Les Québécois qui vont dans les bureaux de Service Canada, principal point de services du gouvernement fédéral, n'y verront pas la moindre décoration de Noël; une directive diffusée il y a trois semaines les a tout bonnement interdites.

Loin de s'en offusquer, un des responsables du syndicat y voit une mesure «tout à fait justifiée» visant à ne pas heurter les sensibilités religieuses.

Le 9 novembre, Marc Simoneau, directeur exécutif principal de Service Canada au Québec, a fait circuler ce courriel dans les 118 bureaux de service du Québec, qui s'occupent de sujets aussi divers que l'assurance emploi, la délivrance des passeports ou les prestations de retraite:

«Voici quelques orientations simples qui devraient vous guider dans vos réponses aux employés désireux de décorer leur centre de Service Canada pour le temps des Fêtes», explique M. Simoneau dans son courriel, obtenu par La Presse.

«1. Aucune décoration dans l'aire d'accueil et dans les espaces de travail accessibles à la clientèle; 2. Décoration permise dans l'aire réservée aux employés, dans la mesure évidemment où on respecte les règles élémentaires de sécurité et de bon goût.»

Surpris de ne pas pouvoir accrocher la moindre couronne de Noël à la vue des visiteurs, des employés se sont adressés à leur syndicat, en vain.

Dans un courriel, également obtenu par La Presse, Guy Boulanger, représentant du Syndicat de l'emploi et de l'immigration du Canada, explique qu'il approuve cette interdiction.

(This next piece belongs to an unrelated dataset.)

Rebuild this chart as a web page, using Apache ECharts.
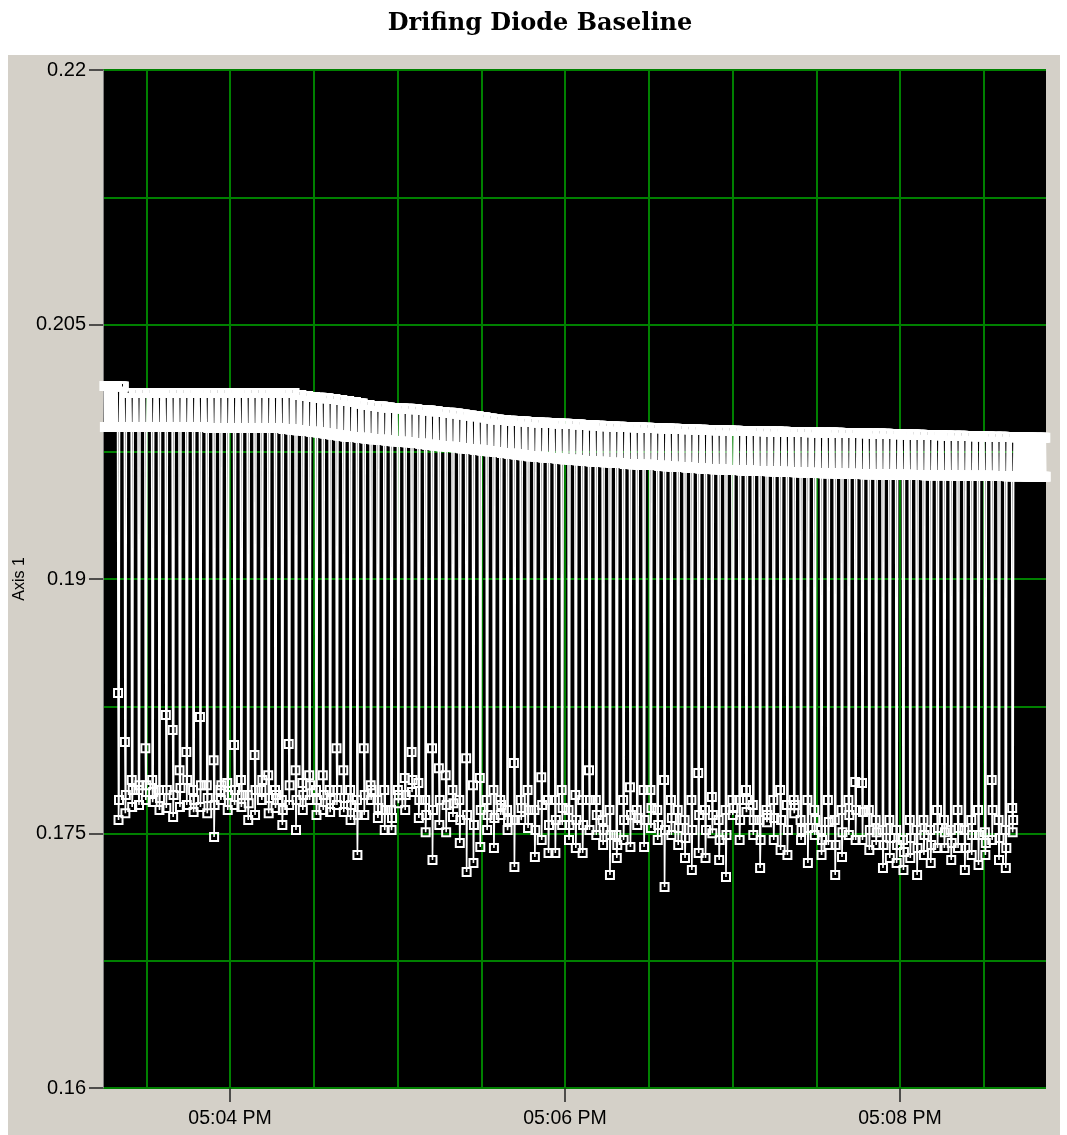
<!DOCTYPE html>
<html><head><meta charset="utf-8">
<script src="https://cdn.jsdelivr.net/npm/echarts@6/dist/echarts.min.js"></script>
<style>html,body{margin:0;padding:0;background:#fff}#c{width:1067px;height:1135px}</style>
</head><body><div id="c"></div>
<script>
const chartTitle = 'Drifing Diode Baseline';
const yAxisName = 'Axis 1';
const yMin = 0.16, yMax = 0.22;
const yGridValues = [0.16, 0.1675, 0.175, 0.1825, 0.19, 0.1975, 0.205, 0.2125, 0.22];
const yLabelValues = [0.16, 0.175, 0.19, 0.205, 0.22];
const xMinTime = '17:03:14.5', xMaxTime = '17:08:52.3';
const xGridTimes = ['17:03:30','17:04:00','17:04:30','17:05:00','17:05:30','17:06:00','17:06:30','17:07:00','17:07:30','17:08:00','17:08:30'];
const xLabelTimes = ['17:04:00','17:06:00','17:08:00'];
const sampleStart = '17:03:15';
const samplesPerCycle = 14;
const sampleInterval = 0.17464; // seconds between samples

// per cycle: upper and lower edge of the high (baseline) band
const bandUpper = [
0.20137,0.20137,0.20134,0.20096,0.20096,0.20096,0.20096,0.20096,0.20096,0.20096,
0.20096,0.20096,0.20096,0.20096,0.20096,0.20096,0.20096,0.20096,0.20096,0.20096,
0.20096,0.20096,0.20096,0.20096,0.20096,0.20096,0.20096,0.20096,0.20084,0.20079,
0.20073,0.20069,0.20065,0.20061,0.20055,0.20049,0.20043,0.20034,0.20026,0.20020,
0.20016,0.20011,0.20008,0.20005,0.20003,0.20001,0.19996,0.19993,0.19989,0.19985,
0.19980,0.19976,0.19970,0.19964,0.19959,0.19954,0.19946,0.19940,0.19937,0.19933,
0.19931,0.19928,0.19925,0.19923,0.19921,0.19919,0.19917,0.19915,0.19913,0.19911,
0.19908,0.19906,0.19903,0.19901,0.19899,0.19898,0.19896,0.19894,0.19893,0.19891,
0.19890,0.19888,0.19887,0.19885,0.19884,0.19883,0.19881,0.19880,0.19878,0.19877,
0.19876,0.19875,0.19874,0.19873,0.19872,0.19872,0.19871,0.19870,0.19869,0.19868,
0.19867,0.19866,0.19866,0.19865,0.19864,0.19864,0.19863,0.19862,0.19861,0.19860,
0.19860,0.19859,0.19858,0.19857,0.19856,0.19854,0.19853,0.19852,0.19851,0.19850,
0.19849,0.19848,0.19847,0.19846,0.19845,0.19844,0.19843,0.19842,0.19841,0.19840,
0.19839,0.19838,0.19837,0.19836,0.19835,0.19834,0.19833,0.19832];
const bandLower = [
0.19896,0.19896,0.19896,0.19896,0.19896,0.19896,0.19896,0.19896,0.19896,0.19896,
0.19896,0.19896,0.19896,0.19896,0.19896,0.19890,0.19890,0.19890,0.19890,0.19890,
0.19890,0.19890,0.19890,0.19890,0.19890,0.19890,0.19884,0.19881,0.19876,0.19872,
0.19868,0.19863,0.19858,0.19852,0.19846,0.19840,0.19837,0.19832,0.19828,0.19824,
0.19820,0.19816,0.19812,0.19809,0.19806,0.19801,0.19797,0.19791,0.19787,0.19783,
0.19779,0.19776,0.19771,0.19766,0.19762,0.19758,0.19753,0.19748,0.19743,0.19738,
0.19734,0.19729,0.19724,0.19720,0.19716,0.19713,0.19710,0.19706,0.19703,0.19700,
0.19696,0.19693,0.19691,0.19688,0.19685,0.19683,0.19678,0.19676,0.19674,0.19673,
0.19672,0.19668,0.19665,0.19662,0.19660,0.19657,0.19654,0.19651,0.19649,0.19647,
0.19645,0.19643,0.19642,0.19640,0.19639,0.19637,0.19636,0.19635,0.19633,0.19632,
0.19630,0.19629,0.19627,0.19626,0.19625,0.19624,0.19623,0.19622,0.19621,0.19620,
0.19619,0.19618,0.19617,0.19616,0.19616,0.19615,0.19614,0.19614,0.19613,0.19613,
0.19612,0.19612,0.19611,0.19611,0.19610,0.19610,0.19609,0.19609,0.19608,0.19608,
0.19607,0.19607,0.19606,0.19606,0.19605,0.19604,0.19603,0.19602];
// per cycle: the three samples of each dip (null = no dip in that cycle)
const dipFirst = [
null,null,0.18328,0.18039,0.17815,0.17756,0.18003,0.17815,0.17756,0.18198,
0.18110,0.17873,0.17980,0.17756,0.18186,0.17785,0.17932,0.17756,0.17797,0.18021,
0.17815,0.17727,0.17962,0.17756,0.17844,0.17756,0.17697,0.18027,0.17873,0.17797,
0.17844,0.17756,0.17844,0.17756,0.18003,0.17873,0.17756,0.17697,0.18003,0.17785,
0.17697,0.17756,0.17638,0.17756,0.17827,0.17980,0.17797,0.17697,0.18003,0.17885,
0.17844,0.17756,0.17697,0.17944,0.17785,0.17827,0.17697,0.17756,0.17697,0.17638,
0.17915,0.17697,0.17756,0.17638,0.17832,0.17697,0.17697,0.17756,0.17638,0.17727,
0.17697,0.17873,0.17697,0.17579,0.17638,0.17491,0.17697,0.17773,0.17638,0.17756,
0.17756,0.17638,0.17815,0.17697,0.17638,0.17579,0.17697,0.17856,0.17638,0.17715,
0.17579,0.17638,0.17697,0.17697,0.17756,0.17668,0.17579,0.17638,0.17697,0.17756,
0.17668,0.17697,0.17579,0.17697,0.17638,0.17520,0.17697,0.17579,0.17638,0.17697,
0.17803,0.17797,0.17638,0.17579,0.17520,0.17579,0.17520,0.17462,0.17579,0.17520,
0.17579,0.17520,0.17638,0.17579,0.17520,0.17638,0.17520,0.17579,0.17638,0.17508,
0.17815,0.17579,0.17520,0.17650,null,null,null,null];
const dipSecond = [
null,null,0.17579,0.17620,0.17656,0.17668,0.17697,0.17685,0.17638,0.17650,
0.17597,0.17656,0.17668,0.17626,0.17656,0.17620,0.17479,0.17697,0.17638,0.17668,
0.17656,0.17579,0.17609,0.17697,0.17620,0.17650,0.17550,0.17668,0.17520,0.17638,
0.17697,0.17609,0.17638,0.17626,0.17668,0.17626,0.17579,0.17373,0.17609,0.17697,
0.17591,0.17520,0.17520,0.17679,0.17638,0.17744,0.17591,0.17508,0.17344,0.17550,
0.17508,0.17597,0.17444,0.17273,0.17326,0.17420,0.17520,0.17414,0.17609,0.17520,
0.17303,0.17579,0.17532,0.17361,0.17462,0.17385,0.17385,0.17550,0.17462,0.17414,
0.17385,0.17520,0.17491,0.17432,0.17256,0.17356,0.17462,0.17420,0.17550,0.17420,
0.17532,0.17462,0.17185,0.17491,0.17432,0.17356,0.17285,0.17385,0.17356,0.17502,
0.17344,0.17244,0.17609,0.17462,0.17626,0.17491,0.17297,0.17567,0.17462,0.17403,
0.17373,0.17620,0.17462,0.17326,0.17491,0.17373,0.17432,0.17256,0.17361,0.17491,
0.17462,0.17462,0.17403,0.17432,0.17297,0.17356,0.17326,0.17285,0.17356,0.17256,
0.17373,0.17326,0.17414,0.17414,0.17344,0.17414,0.17285,0.17373,0.17314,0.17373,
0.17462,0.17344,0.17297,0.17508,null,null,null,null];
const dipThird = [
null,null,0.17697,0.17727,0.17756,0.17785,0.17785,0.17745,0.17709,0.17756,
0.17727,0.17768,0.17815,0.17697,0.17785,0.17709,0.17668,0.17785,0.17727,0.17756,
0.17727,0.17679,0.17756,0.17815,0.17709,0.17727,0.17638,0.17785,0.17697,0.17727,
0.17785,0.17697,0.17727,0.17697,0.17756,0.17709,0.17668,0.17609,0.17727,0.17756,
0.17650,0.17638,0.17591,0.17727,0.17727,0.17815,0.17697,0.17609,0.17638,0.17697,
0.17668,0.17679,0.17579,0.17609,0.17550,0.17638,0.17609,0.17591,0.17668,0.17579,
0.17579,0.17650,0.17638,0.17520,0.17668,0.17550,0.17579,0.17650,0.17550,0.17579,
0.17550,0.17697,0.17609,0.17520,0.17491,0.17432,0.17579,0.17609,0.17591,0.17579,
0.17650,0.17550,0.17520,0.17591,0.17532,0.17473,0.17520,0.17609,0.17520,0.17609,
0.17462,0.17491,0.17650,0.17579,0.17697,0.17579,0.17462,0.17609,0.17591,0.17579,
0.17520,0.17668,0.17520,0.17532,0.17579,0.17462,0.17568,0.17432,0.17508,0.17609,
0.17638,0.17626,0.17520,0.17508,0.17432,0.17473,0.17432,0.17391,0.17473,0.17414,
0.17491,0.17432,0.17532,0.17508,0.17444,0.17532,0.17414,0.17491,0.17491,0.17444,
0.17638,0.17473,0.17414,0.17579,null,null,null,null];

function secs(s) { const p = s.split(':').map(Number); return p[0]*3600 + p[1]*60 + p[2]; }
function pad(n) { return (n < 10 ? '0' : '') + n; }
function fmtTime(v) {
  const h = Math.floor(v/3600), m = Math.floor((v % 3600)/60 + 1e-6);
  return pad(h % 12 || 12) + ':' + pad(m) + ' ' + (h >= 12 ? 'PM' : 'AM');
}

const t0 = secs(sampleStart);
const data = [];
let idx = 0;
for (let j = 0; j < bandUpper.length; j++) {
  const vals = [];
  if (dipFirst[j] != null) vals.push(dipFirst[j], dipSecond[j], dipThird[j]);
  while (vals.length < samplesPerCycle) vals.push(vals.length % 2 ? bandLower[j] : bandUpper[j]);
  for (const v of vals) { data.push([t0 + idx * sampleInterval, v]); idx++; }
}

const xMin = secs(xMinTime), xMax = secs(xMaxTime);
const labelFont = '"Liberation Sans", Arial, sans-serif';
const green = '#008000';

const chart = echarts.init(document.getElementById('c'), null, {renderer: 'canvas'});
chart.setOption({
  animation: false,
  backgroundColor: '#ffffff',
  graphic: [{type: 'rect', z: -100, silent: true, shape: {x: 8, y: 55, width: 1052, height: 1090}, style: {fill: '#d4d0c8'}}],
  title: {
    text: chartTitle, left: 535, top: 7, textAlign: 'center',
    textStyle: {fontFamily: '"DejaVu Serif", serif', fontWeight: 'bold', fontSize: 24, color: '#000'}
  },
  grid: {left: 103, top: 70, width: 943, height: 1018, show: true, backgroundColor: '#000', borderWidth: 0, containLabel: false},
  xAxis: [
    {type: 'value', min: xMin, max: xMax, position: 'bottom',
     axisLine: {show: false}, axisTick: {show: false, customValues: xGridTimes.map(secs)},
     axisLabel: {show: false}, splitLine: {show: true, lineStyle: {color: green, width: 2}}},
    {type: 'value', min: xMin, max: xMax, position: 'bottom',
     axisLine: {show: false},
     axisTick: {show: true, customValues: xLabelTimes.map(secs), length: 14, lineStyle: {color: '#222', width: 1.5}},
     axisLabel: {show: true, customValues: xLabelTimes.map(secs), formatter: fmtTime, margin: 21,
       fontFamily: labelFont, fontSize: 19.5, color: '#000'},
     splitLine: {show: false}}
  ],
  yAxis: [
    {type: 'value', min: yMin, max: yMax, position: 'left',
     name: yAxisName, nameLocation: 'middle', nameGap: 75, nameRotate: 90,
     nameTextStyle: {fontFamily: labelFont, fontSize: 16, color: '#000'},
     axisLine: {show: true, lineStyle: {color: '#808080', width: 1}},
     axisTick: {show: false, customValues: yGridValues},
     axisLabel: {show: false}, splitLine: {show: true, lineStyle: {color: green, width: 2}}},
    {type: 'value', min: yMin, max: yMax, position: 'left',
     axisLine: {show: false},
     axisTick: {show: true, customValues: yLabelValues, length: 14, lineStyle: {color: '#222', width: 1.5}},
     axisLabel: {show: true, customValues: yLabelValues, margin: 17,
       formatter: v => String(parseFloat(Number(v).toFixed(4))),
       fontFamily: labelFont, fontSize: 20, color: '#000'},
     splitLine: {show: false}}
  ],
  series: [{
    type: 'line', xAxisIndex: 0, yAxisIndex: 0, data: data,
    symbol: 'rect', symbolSize: 8, showSymbol: true, showAllSymbol: true,
    itemStyle: {color: 'rgba(0,0,0,0)', borderColor: '#ffffff', borderWidth: 2},
    lineStyle: {color: '#ffffff', width: 1.6},
    emphasis: {disabled: true}, silent: true, clip: true
  }]
});
</script></body></html>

Cette «simple directive» vise «à s'assurer de ne pas attirer de critiques et de plaintes reliées aux croyances religieuses et aux droits de la personne et qui, par ailleurs, me sembleraient encore tout à fait justifiées», a-t-il écrit mardi. Joint au téléphone hier, M. Boulanger a maintenu cette position.

Résultat de la directive, le complexe Guy-Favreau, principal édifice du gouvernement fédéral au centre-ville de Montréal, est dépourvu de tout signe soulignant l'arrivée prochaine de Noël. Les vastes bureaux de Service Canada, de Passeport Canada ou du Service fédéral de médiation et de conciliation sont aussi ternes que d'habitude.

Les citoyens qui attendaient d'être servis dans les bureaux de Service Canada, hier midi, se sont montrés étonnés lorsqu'un journaliste les a informés de l'interdiction de mettre des décorations de Noël.

«Bien sûr, Noël est une fête chrétienne, mais ces décorations, ça n'a rien d'hostile envers les autres religions», a dit Stéphanie Kova. «Je ne suis pas croyant, mais cette directive m'apparaît ridicule», a dit son voisin, qui a demandé de taire son nom.

La plus critique était Sherin Salem, jeune professionnelle portant le foulard. «Pourquoi cette interdiction? a-t-elle demandé. Je suis musulmane et la fête de Noël est une fête chrétienne, mais ça ne me choque pas du tout qu'elle soit fêtée, au contraire! Il faut fêter!»

De l'autre côté du boulevard René-Lévesque, au complexe Desjardins, le contraste est saisissant. La place centrale de cet édifice, qui abrite de nombreux bureaux du gouvernement du Québec, est occupée par le «village du père Noël»: les sapins vert et blanc, illuminés d'ampoules bleues, entourent «l'hôtel de ville», le renne, la glissoire et la «caisse populaire» du père Noël.

Une maquette géante d'une église complète ce village pour tout-petits. Hayat Yazine, autre jeune musulmane portant le foulard, a dit que ce symbole catholique, dressé dans un lieu public, ne l'offusquait en rien. «C'est très correct, cette église, a-t-elle dit. Pourquoi je serais contre ça?»

La Presse a tenté d'avoir des explications auprès de Service Canada, mais personne ne nous a répondu.